Omit every picture, and retype the lines that run from the beginning of the data below through the line containing "import plotly.graph_objects as go", inclusive.

Available data:
--

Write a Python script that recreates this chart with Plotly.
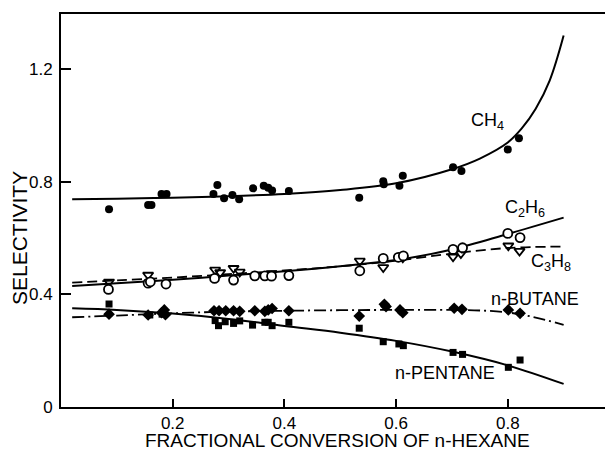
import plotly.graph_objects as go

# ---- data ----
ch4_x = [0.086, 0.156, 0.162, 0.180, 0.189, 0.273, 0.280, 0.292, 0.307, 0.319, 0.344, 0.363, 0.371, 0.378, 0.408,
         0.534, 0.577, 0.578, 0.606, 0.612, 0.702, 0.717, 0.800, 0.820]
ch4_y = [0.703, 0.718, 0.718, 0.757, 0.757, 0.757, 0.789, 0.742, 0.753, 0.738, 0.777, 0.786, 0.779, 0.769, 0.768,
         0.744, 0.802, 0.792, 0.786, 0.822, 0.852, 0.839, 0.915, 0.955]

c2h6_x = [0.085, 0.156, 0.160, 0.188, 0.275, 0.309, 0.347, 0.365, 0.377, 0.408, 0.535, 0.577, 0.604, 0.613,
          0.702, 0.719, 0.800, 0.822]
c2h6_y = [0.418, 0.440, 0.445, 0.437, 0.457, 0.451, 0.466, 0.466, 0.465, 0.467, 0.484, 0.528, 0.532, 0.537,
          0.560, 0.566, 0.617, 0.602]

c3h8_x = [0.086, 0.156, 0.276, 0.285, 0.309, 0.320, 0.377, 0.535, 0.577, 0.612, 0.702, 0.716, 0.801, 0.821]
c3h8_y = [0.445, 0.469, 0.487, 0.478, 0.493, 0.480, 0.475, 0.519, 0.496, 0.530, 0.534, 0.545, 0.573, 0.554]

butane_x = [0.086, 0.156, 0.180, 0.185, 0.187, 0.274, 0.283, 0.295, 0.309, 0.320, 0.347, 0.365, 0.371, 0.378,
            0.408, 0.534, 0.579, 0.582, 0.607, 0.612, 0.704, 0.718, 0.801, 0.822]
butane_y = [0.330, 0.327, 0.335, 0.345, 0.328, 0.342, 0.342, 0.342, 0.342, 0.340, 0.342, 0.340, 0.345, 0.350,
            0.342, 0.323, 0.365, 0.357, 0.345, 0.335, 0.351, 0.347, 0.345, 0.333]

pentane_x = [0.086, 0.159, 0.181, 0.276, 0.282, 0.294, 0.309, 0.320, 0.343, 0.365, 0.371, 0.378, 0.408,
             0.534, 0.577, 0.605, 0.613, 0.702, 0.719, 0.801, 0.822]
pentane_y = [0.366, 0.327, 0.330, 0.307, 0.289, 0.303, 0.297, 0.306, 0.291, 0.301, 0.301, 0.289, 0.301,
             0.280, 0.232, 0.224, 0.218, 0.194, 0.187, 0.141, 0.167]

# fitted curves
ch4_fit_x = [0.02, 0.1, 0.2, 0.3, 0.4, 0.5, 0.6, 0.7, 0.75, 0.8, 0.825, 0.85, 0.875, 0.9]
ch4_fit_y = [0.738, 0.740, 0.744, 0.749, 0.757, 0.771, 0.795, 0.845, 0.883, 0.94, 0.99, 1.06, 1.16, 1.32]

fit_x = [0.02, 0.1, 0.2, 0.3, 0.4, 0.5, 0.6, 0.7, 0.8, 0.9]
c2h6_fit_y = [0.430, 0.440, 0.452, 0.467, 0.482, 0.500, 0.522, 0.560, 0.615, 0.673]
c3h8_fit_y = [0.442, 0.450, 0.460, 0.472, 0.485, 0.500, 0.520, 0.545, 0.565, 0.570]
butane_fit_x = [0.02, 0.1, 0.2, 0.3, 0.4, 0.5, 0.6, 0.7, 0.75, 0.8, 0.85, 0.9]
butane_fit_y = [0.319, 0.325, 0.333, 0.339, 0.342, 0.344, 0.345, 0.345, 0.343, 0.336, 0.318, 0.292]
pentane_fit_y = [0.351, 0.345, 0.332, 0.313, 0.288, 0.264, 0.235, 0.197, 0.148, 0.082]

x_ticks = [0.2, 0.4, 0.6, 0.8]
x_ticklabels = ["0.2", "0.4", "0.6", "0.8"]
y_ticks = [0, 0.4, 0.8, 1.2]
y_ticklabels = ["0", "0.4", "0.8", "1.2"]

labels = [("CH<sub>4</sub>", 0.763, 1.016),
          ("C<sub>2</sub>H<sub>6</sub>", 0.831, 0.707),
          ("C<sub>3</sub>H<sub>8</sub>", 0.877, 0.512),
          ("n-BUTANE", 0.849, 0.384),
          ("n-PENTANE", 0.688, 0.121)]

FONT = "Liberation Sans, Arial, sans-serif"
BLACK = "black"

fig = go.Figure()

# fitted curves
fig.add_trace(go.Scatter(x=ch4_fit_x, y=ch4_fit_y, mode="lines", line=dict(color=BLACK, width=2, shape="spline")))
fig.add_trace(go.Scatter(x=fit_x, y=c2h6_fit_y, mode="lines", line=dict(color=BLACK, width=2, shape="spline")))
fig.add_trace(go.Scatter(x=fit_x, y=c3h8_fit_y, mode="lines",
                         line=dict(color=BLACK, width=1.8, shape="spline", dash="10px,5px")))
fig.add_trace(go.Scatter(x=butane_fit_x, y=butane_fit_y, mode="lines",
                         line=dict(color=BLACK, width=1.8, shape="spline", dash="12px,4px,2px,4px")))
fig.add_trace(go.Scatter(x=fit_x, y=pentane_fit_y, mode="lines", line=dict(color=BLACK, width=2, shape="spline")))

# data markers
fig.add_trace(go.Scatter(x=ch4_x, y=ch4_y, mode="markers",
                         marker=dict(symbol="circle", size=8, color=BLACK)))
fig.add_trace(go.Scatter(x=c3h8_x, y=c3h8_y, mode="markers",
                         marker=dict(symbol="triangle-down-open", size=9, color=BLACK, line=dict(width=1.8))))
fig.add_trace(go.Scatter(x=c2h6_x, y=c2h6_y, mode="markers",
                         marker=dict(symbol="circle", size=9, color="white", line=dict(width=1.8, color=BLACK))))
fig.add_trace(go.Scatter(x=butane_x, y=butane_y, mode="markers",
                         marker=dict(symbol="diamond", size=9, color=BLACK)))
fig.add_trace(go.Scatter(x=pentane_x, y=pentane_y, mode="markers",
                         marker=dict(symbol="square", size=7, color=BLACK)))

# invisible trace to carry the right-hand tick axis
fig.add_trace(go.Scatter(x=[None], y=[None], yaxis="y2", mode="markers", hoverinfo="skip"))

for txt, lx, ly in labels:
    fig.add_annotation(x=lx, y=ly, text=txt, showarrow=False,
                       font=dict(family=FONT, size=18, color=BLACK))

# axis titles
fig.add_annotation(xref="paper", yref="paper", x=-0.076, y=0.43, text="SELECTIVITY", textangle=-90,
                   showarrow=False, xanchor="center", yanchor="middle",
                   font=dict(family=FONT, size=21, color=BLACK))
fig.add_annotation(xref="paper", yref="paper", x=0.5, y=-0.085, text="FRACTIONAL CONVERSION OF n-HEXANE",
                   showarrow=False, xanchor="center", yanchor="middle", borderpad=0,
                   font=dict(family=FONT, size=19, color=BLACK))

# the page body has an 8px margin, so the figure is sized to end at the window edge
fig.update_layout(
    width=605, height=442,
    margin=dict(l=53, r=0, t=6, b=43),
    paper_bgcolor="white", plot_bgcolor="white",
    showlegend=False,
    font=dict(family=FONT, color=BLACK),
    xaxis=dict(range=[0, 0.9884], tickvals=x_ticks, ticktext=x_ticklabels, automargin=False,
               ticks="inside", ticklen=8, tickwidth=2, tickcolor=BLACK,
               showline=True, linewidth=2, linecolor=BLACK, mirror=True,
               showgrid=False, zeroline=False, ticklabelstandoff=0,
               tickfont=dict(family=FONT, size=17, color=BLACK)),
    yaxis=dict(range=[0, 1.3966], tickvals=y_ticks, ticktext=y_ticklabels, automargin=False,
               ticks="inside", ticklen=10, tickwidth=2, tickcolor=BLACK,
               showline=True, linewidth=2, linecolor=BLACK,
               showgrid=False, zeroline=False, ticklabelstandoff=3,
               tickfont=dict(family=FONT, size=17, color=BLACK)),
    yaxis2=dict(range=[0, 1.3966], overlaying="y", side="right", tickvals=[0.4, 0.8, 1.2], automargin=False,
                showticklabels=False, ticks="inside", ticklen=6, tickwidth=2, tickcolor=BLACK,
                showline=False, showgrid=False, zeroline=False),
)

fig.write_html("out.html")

--

Problem solution:
Write a Python script that recreates this chart with Plotly.
import plotly.graph_objects as go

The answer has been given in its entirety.